Contenu des sanctions

• Un embargo sur les armes

•Une suspension de l’aide au développement

• Une interdiction de visa pour les hauts fonctionnaires du régime, les membres de leurs      familles et certains hommes d’affaires et juges proches du régime.

•  Un gel des avoirs sur le sol européen des personnes interdites de visa

• Une interdiction d’investissement dans certains secteurs économiques (excluant le gas)

En 2008, ces mesures ont été renforcées et incluent le bois, les pierres précieuses, l’exploitation minière.

Cependant, elles continuent d’exclure le pétrole et le gaz.

 Avril 2013 : Levée des sanctions économiques européennes

Les Ministres des Affaires Étrangères de l’Union européenne ont décidé le 22 avril 2013 de lever l’ensemble des sanctions politiques et économiques à l’encontre de la Birmanie, à l’exception de l’embargo sur les armes, afin de soutenir l’élan de réforme amorcé par le gouvernement de Thein Sein.

En prenant cette décision, l’Union Européenne démontre qu’elle ne place pas les considérations relatives aux droits de l’homme au cœur de son engagement avec la Birmanie. Les sanctions semblent en effet avoir été levées en fonction d’intérêts économiques plutôt qu’au regard d’une amélioration réelle de la situation des Droits de l’Homme et d’une évolution notable du processus politique.

En effet, en dépit d’indéniables progrès de la part du gouvernement birman, les réformes réalisées n’ont permis ni d’avancer vers une réconciliation nationale, ni de mettre un terme aux graves violations des Droits de l’Homme et à l’impunité, qui continuent à pose des problèmes majeurs dans le pays. La levée des sanctions semble, à ce titre, prématurée.

Pourtant, Le 26 avril dernier, le Conseil de l’UE, en suspendant ses sanctions, précisait clairement les progrès qu’elle s’attendait à voir en réponse. Les conclusions du Conseil statuaient:

« L’UE attend toujours la libération sans condition des autres prisonniers politiques et la levée de toutes les restrictions imposées à ceux qui ont déjà été libérés. Elle espère que le conflit prendra fin, que l’accès à l’aide humanitaire s’améliorera considérablement, en particulier pour ceux qui sont victimes du conflit dans l’État Kachin et le long de la frontière orientale et, en outre, que le statut des Rohingyas sera examiné et que leurs conditions de vie seront améliorées.»
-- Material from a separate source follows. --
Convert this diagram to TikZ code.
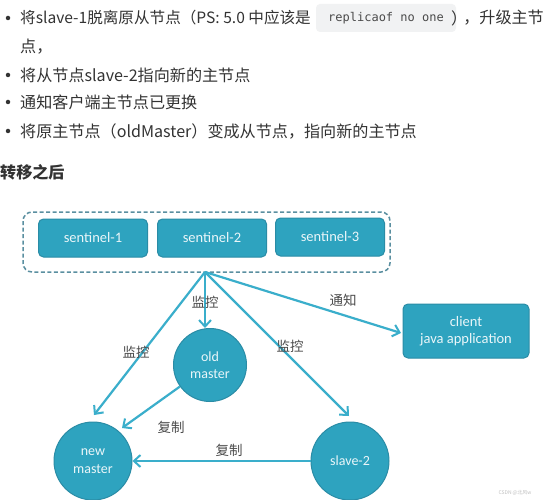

Or, aucune de ces conditions posées par le Conseil de l’UE n’a été respectée et la situation s’est même aggravée à certains égards, notamment en ce qui concerne la minorité Rohingya.


[1] A titre d’exemple, sur la seule année 2008, Total a déclaré avoir versé aux autorités, au titre de sa participation dans le projet d’exploitation Yadana, la somme de 254 millions de dollars. Les investigations de l’ONG Earth Rights International chiffrent à plus de sept milliards la somme versée par Total aux militaires birmans entre 2000 et 2008.

[2] 191 sur 192 au classement de l’Organisation Mondiale de la Santé en 2000

http://www.ituc-csi.org/IMG/pdf/BirmanieFR.pdf

[3] Depuis des années, le système fiscal birman connaît en effet un grave dysfonctionnement en raison de la coexistence de deux taux de change. L’économiste australien Sean Turnell explique en détail l’ampleur des détournements d’argent réalisés par la junte birmane grâce à un subterfuge très simple de double taux de change[3]. Les revenus gaziers, payés en devises étrangères, sont intégrés au budget national birman en utilisant la conversion officielle de 6 kyats (monnaie birmane) pour 1 dollar. Ce taux de change officiel, en vigueur depuis trente ans, surévalue la monnaie birmane, qui est de 800-1000 kyats pour 1 dollar. C’est ainsi que les revenus issus du gaz, convertis au taux de change officiel, ont un impact minime sur les finances d’Etat (moins de 1% du budget annuel birman) alors qu’ils devraient contribuer à plus de 50% au budget national s’ils étaient correctement valorisés.

[4] Ambassade de France à Rangoun : « La situation économique de la Birmanie » http://www.ambafrance-mm.org

[5] Le projet Shwe Gas comprend la construction d’un port maritime en eaux profondes, d’un terminal gazier, et d’une infrastructure d’acheminement pétrolier dans l’Etat de l’Arakan, ainsi que la pose de près de 800 km de conduits d’acheminement. Un gazoduc acheminera les réserves de gaz naturel pompées au large des côtes birmanes – parmi les plus importantes au monde -, et un oléoduc acheminera à travers le pays les réserves pétrolières provenant du Moyen Orient et d’Afrique, afin de satisfaire les besoins énergétiques de la Chine.

[6] Source : Burma Rivers Network   www.burmariversnetwork.org

[7] Les consequences sont dramatiques : nombreux déplacements de populations, la destruction de plus de 3700 villages depuis 1996, la fuite d’un demi-million de civils qui se réfugient dans la jungle pour fuir les combats, et la perpétration d’exactions graves, telles que des viols, des exécutions extrajudiciaires, des actes de torture et l’utilisation de civils comme boucliers humains.